Oneironaut, we are informed, is a modern portmanteau from Greek words meaning ‘dream’ and ‘traveller’. The show is hence subtitled The Dream Traveller. More correctly of course nautēs would be sailor, with the -naut endings of astronaut, aeronaut, aquanaut and oneironaut producing respectively, star sailor, air sailor, water sailor and dream sailor. 

But whether we enter the work as a sailor or a traveller is probably of little significance. This is an astonishingly beautiful piece of theatre that is as poetic as the notion of ‘dream sailing’, and the slow and eloquent poetry of the work has been, to me, the hallmark stamp of Long Cloud’s productions over the years.

This is Stella Reid’s first time directing alone for Long Cloud, and while the company itself is constantly in a flux of cast members and collaborators, it still carries with it the legacy of what has come before, so while I have never seen any of the current cast on stage before, this piece is still very much and very strongly a Long Cloud Youth Theatre work. In fact, for me, the lack of familiarity with any of the cast – something that is increasingly hard for me to experience in Wellington – adds further to the dreamlikeness of the story. 

Without wanting to give too much of the many lovely surprises away, the show is in promenade and consists of several different stories with interconnecting elements and themes that can be viewed in no particular order and yet still form a cohesive and coherent whole (inasmuch as the logic of dreams is cohesive and coherent). 

Not everyone is prone to having such epic dreams every night, packed with intense imagery and strange dialogue, but as someone who does experience such dreams on a very regular basis, this show resonates with me deeply.
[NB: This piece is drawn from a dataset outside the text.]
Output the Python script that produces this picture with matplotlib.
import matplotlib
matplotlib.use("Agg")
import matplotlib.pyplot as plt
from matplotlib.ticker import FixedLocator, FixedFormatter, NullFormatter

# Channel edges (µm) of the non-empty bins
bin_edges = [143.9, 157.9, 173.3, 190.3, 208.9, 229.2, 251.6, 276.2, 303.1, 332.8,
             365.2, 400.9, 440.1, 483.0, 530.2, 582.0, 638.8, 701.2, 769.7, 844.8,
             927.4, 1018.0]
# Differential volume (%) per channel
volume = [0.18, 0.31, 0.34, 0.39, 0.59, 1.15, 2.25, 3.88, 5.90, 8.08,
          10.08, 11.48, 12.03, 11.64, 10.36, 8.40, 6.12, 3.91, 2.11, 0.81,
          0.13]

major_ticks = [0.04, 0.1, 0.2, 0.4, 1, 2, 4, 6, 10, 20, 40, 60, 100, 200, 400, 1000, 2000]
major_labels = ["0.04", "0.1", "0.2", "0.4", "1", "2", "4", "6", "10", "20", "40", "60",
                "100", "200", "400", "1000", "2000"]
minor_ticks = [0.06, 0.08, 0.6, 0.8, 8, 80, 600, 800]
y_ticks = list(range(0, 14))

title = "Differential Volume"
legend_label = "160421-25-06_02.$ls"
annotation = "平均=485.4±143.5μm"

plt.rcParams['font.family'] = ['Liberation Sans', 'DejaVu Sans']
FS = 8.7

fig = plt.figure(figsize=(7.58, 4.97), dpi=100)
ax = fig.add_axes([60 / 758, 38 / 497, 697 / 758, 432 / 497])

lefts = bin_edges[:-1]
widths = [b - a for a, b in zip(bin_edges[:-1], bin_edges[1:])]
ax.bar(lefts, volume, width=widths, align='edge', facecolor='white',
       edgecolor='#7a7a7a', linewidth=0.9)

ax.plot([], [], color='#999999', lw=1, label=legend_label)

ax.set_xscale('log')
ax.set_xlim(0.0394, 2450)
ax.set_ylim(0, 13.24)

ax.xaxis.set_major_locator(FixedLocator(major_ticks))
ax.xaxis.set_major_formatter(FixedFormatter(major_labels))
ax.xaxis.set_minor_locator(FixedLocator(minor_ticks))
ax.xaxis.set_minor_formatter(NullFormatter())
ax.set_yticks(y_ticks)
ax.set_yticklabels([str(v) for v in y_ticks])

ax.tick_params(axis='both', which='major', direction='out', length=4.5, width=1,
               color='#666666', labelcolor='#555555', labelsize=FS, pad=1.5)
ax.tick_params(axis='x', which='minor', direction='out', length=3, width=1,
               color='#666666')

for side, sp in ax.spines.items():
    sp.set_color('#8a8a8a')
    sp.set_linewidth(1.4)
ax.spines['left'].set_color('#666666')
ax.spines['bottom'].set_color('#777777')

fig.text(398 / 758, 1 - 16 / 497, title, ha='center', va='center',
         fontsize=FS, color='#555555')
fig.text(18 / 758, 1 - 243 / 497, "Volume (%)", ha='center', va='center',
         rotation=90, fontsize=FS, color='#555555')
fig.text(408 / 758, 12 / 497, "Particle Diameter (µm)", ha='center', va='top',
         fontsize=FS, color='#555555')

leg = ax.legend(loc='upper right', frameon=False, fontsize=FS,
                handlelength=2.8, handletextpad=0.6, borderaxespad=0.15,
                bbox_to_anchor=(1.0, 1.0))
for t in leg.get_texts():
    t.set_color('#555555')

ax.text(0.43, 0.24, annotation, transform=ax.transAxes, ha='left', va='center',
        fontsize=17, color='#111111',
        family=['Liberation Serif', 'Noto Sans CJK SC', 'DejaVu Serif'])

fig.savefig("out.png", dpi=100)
Of course the dream scientists always tell you that you’re never dreaming for longer than three or four minutes, but I cannot believe this when every morning, on waking, I can fill pages and pages with hours worth of description and detail and action that have taken place in the night.

In real time, this play is around ninety minutes. How long that feels to the average audience member with this strange suspension of time that seems to happen in some of the sequences, I don’t know. Perhaps a dream scientist would tell me the play was only four minutes long. I certainly felt half asleep throughout it.
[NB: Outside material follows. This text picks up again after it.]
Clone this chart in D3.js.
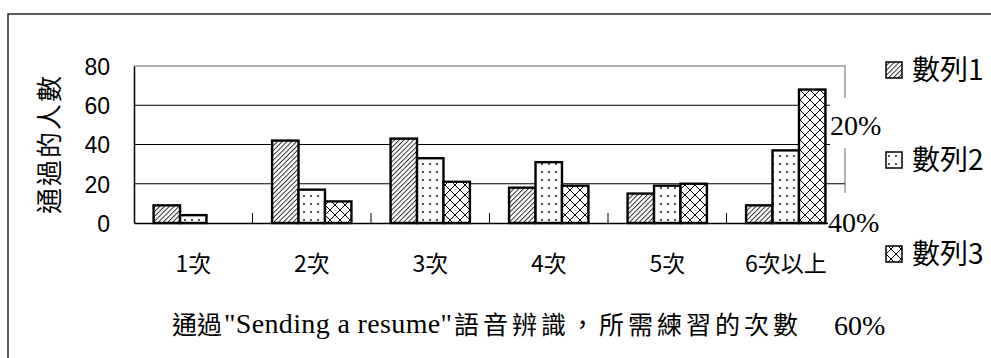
<!DOCTYPE html>
<html>
<head>
<meta charset="utf-8">
<script src="https://cdn.jsdelivr.net/npm/d3@7"></script>
<style>
  body { margin: 0; background: #fff; }
  svg { display: block; }
</style>
</head>
<body>
<div id="chart"></div>
<script>
const categories = ["1次", "2次", "3次", "4次", "5次", "6次以上"];
const series1 = [9, 42, 43, 18, 15, 9];
const series2 = [4, 17, 33, 31, 19, 37];
const series3 = [0, 11, 21, 19, 20, 68];
const seriesNames = ["數列1", "數列2", "數列3"];
const yTicks = [0, 20, 40, 60, 80];
const pctLabels = ["20%", "40%", "60%"];

const width = 991;
const height = 358;
const cjk = "'Noto Sans CJK TC'";
const sans = "'Liberation Sans'";
const serif = "'Liberation Serif'";

const plot = { left: 134, right: 845, top: 66, bottom: 223 };

var svg = d3
  .select("#chart")
  .append("svg")
  .attr("width", width)
  .attr("height", height);

// fill patterns for the three series
var defs = svg.append("defs");

defs
  .append("pattern")
  .attr("id", "hatch")
  .attr("patternUnits", "userSpaceOnUse")
  .attr("width", 3.4)
  .attr("height", 3.4)
  .attr("patternTransform", "rotate(45)")
  .call((p) => p.append("rect").attr("width", 3.4).attr("height", 3.4).attr("fill", "#fff"))
  .append("line")
  .attr("x1", 0.5)
  .attr("y1", 0)
  .attr("x2", 0.5)
  .attr("y2", 3.4)
  .attr("stroke", "#000")
  .attr("stroke-width", 0.8);

defs
  .append("pattern")
  .attr("id", "dots")
  .attr("patternUnits", "userSpaceOnUse")
  .attr("width", 7)
  .attr("height", 8)
  .call((p) => p.append("rect").attr("width", 7).attr("height", 8).attr("fill", "#fff"))
  .append("circle")
  .attr("cx", 3)
  .attr("cy", 4)
  .attr("r", 0.9)
  .attr("fill", "#000");

defs
  .append("pattern")
  .attr("id", "cross")
  .attr("patternUnits", "userSpaceOnUse")
  .attr("width", 10)
  .attr("height", 10)
  .call((p) => p.append("rect").attr("width", 10).attr("height", 10).attr("fill", "#fff"))
  .append("path")
  .attr("d", "M0,0L10,10M10,0L0,10")
  .attr("stroke", "#000")
  .attr("stroke-width", 1);

const fills = ["url(#hatch)", "url(#dots)", "url(#cross)"];

// outer frame (only top and left edges are visible)
svg
  .append("path")
  .attr("d", `M8,${height}V14H${width}`)
  .attr("fill", "none")
  .attr("stroke", "#222")
  .attr("stroke-width", 1.5);

const x = d3
  .scaleBand()
  .domain(categories)
  .range([plot.left, plot.right])
  .padding(0);

const xInner = d3
  .scaleBand()
  .domain(seriesNames)
  .range([0, x.bandwidth()])
  .paddingInner(0)
  .paddingOuter(0.74);

const y = d3.scaleLinear().domain([0, 80]).range([plot.bottom, plot.top]);

// plot area: gray right border + top, gridlines
svg
  .append("path")
  .attr("d", `M${plot.left},${plot.top}H${plot.right}V${plot.bottom}`)
  .attr("fill", "none")
  .attr("stroke", "#999")
  .attr("stroke-width", 1.5);

svg
  .append("g")
  .selectAll("line")
  .data(yTicks.filter((d) => d > 0 && d < 80))
  .join("line")
  .attr("x1", plot.left)
  .attr("x2", plot.right)
  .attr("y1", (d) => y(d))
  .attr("y2", (d) => y(d))
  .attr("stroke", "#000")
  .attr("stroke-width", 1);

// y axis
var yAxis = svg
  .append("g")
  .attr("transform", `translate(${plot.left},0)`)
  .call(d3.axisLeft(y).tickValues(yTicks).tickSize(0).tickPadding(24));
yAxis.select(".domain").attr("stroke", "#000").attr("stroke-width", 1.5);
yAxis
  .selectAll("text")
  .style("font-family", sans)
  .style("font-size", "23px")
  .attr("fill", "#000")
  .attr("dy", "0.36em");

// bars
const allSeries = [series1, series2, series3];
var groups = svg
  .append("g")
  .selectAll("g")
  .data(seriesNames)
  .join("g")
  .attr("fill", (d, i) => fills[i]);

groups
  .selectAll("rect")
  .data((s, i) =>
    allSeries[i].map((v, j) => ({ cat: categories[j], s: s, v: v })).filter((d) => d.v > 0),
  )
  .join("rect")
  .attr("x", (d) => x(d.cat) + xInner(d.s))
  .attr("y", (d) => y(d.v))
  .attr("width", xInner.bandwidth())
  .attr("height", (d) => y(0) - y(d.v))
  .attr("stroke", "#000")
  .attr("stroke-width", 2.4);

// x axis with tick marks pointing inward at category boundaries
var xAxis = svg
  .append("g")
  .attr("transform", `translate(0,${plot.bottom})`)
  .call(d3.axisBottom(x).tickSize(0).tickPadding(33));
xAxis.select(".domain").attr("stroke", "#000").attr("stroke-width", 1.5);
xAxis
  .selectAll("text")
  .style("font-family", cjk)
  .style("font-size", "23px")
  .attr("fill", "#000");

svg
  .append("g")
  .selectAll("line")
  .data(categories.slice(1))
  .join("line")
  .attr("x1", (d) => x(d))
  .attr("x2", (d) => x(d))
  .attr("y1", plot.bottom)
  .attr("y2", plot.bottom - 10)
  .attr("stroke", "#000")
  .attr("stroke-width", 1);

// y axis title
svg
  .append("text")
  .attr("transform", "translate(59,144) rotate(-90)")
  .attr("text-anchor", "middle")
  .style("font-family", cjk)
  .style("font-size", "26px")
  .attr("letter-spacing", 2)
  .text("通過的人數");

// x axis title: CJK parts and the quoted english part as separate texts
svg
  .append("text")
  .attr("x", 172)
  .attr("y", 334)
  .style("font-family", cjk)
  .style("font-size", "25px")
  .text("通過");
svg
  .append("text")
  .attr("x", 224)
  .attr("y", 333)
  .style("font-family", serif)
  .style("font-size", "28px")
  .attr("textLength", 228)
  .text('"Sending a resume"');
svg
  .append("text")
  .attr("x", 454)
  .attr("y", 334)
  .style("font-family", cjk)
  .style("font-size", "25px")
  .attr("textLength", 344)
  .text("語音辨識，所需練習的次數");

// stray percent labels with white boxes (they hide part of the plot border)
const pctPos = [
  { x: 830, y: 125 },
  { x: 828, y: 222 },
  { x: 834, y: 325 },
];
var pct = svg
  .append("g")
  .selectAll("g")
  .data(pctLabels)
  .join("g")
  .attr("transform", (d, i) => `translate(${pctPos[i].x},${pctPos[i].y})`);
pct
  .append("rect")
  .attr("x", 0)
  .attr("y", (d, i) => (i == 0 ? -27 : -29))
  .attr("width", 52)
  .attr("height", (d, i) => (i == 0 ? 50 : 56))
  .attr("fill", "#fff");
pct
  .append("text")
  .style("font-family", serif)
  .style("font-size", "28px")
  .attr("dy", "0.35em")
  .text((d) => d);

// legend
const legendY = [70, 160, 254];
var legend = svg
  .append("g")
  .selectAll("g")
  .data(seriesNames)
  .join("g")
  .attr("transform", (d, i) => `translate(886,${legendY[i]})`);
legend
  .append("rect")
  .attr("x", 0)
  .attr("y", -8)
  .attr("width", 16)
  .attr("height", 16)
  .attr("fill", (d, i) => fills[i])
  .attr("stroke", "#000")
  .attr("stroke-width", 1.5);
legend
  .append("text")
  .attr("x", 26)
  .attr("dy", "0.36em")
  .style("font-family", cjk)
  .style("font-size", "28px")
  .text((d) => d);
</script>
</body>
</html>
Clever techniques are used to give the audience the experience of different dream ‘deliveries’: there is the kind of dream you are actively a part of; the kind of dream you are a mere observer to, unable to interact with anything that is happening; the kind of dream where you are observing yourself; the sorts of dreams that suddenly somehow switch and become a second dream and yet manage to do so fluidly. 

I highly reccommend seeing Oneironaut, particularly if you are a sensitive indie kid who likes wistful music (original score by i.ryoko and Seth Frightening) and expressionist poetry or surrealism; particularly if you have a very vivid and active dream life; particularly if you like movies like Being John Malkovich, and Magnolia; if you are a fan of Michel Gondry (and I’m not); if you enjoyed Death and the Dream Life of Elephants; if you are a Long Cloud fan … and particularly if you know none of the 30+ people involved in production and would otherwise have no reason to see the show. But I would also recommend it even if not.

Comments

John Smythe July 23rd, 2013

This is certainly a remarkably original show. It is so refreshing that something so authentically dreamlike can be so compelling. The 'rules of engagement' are unusual but it does remain engaging.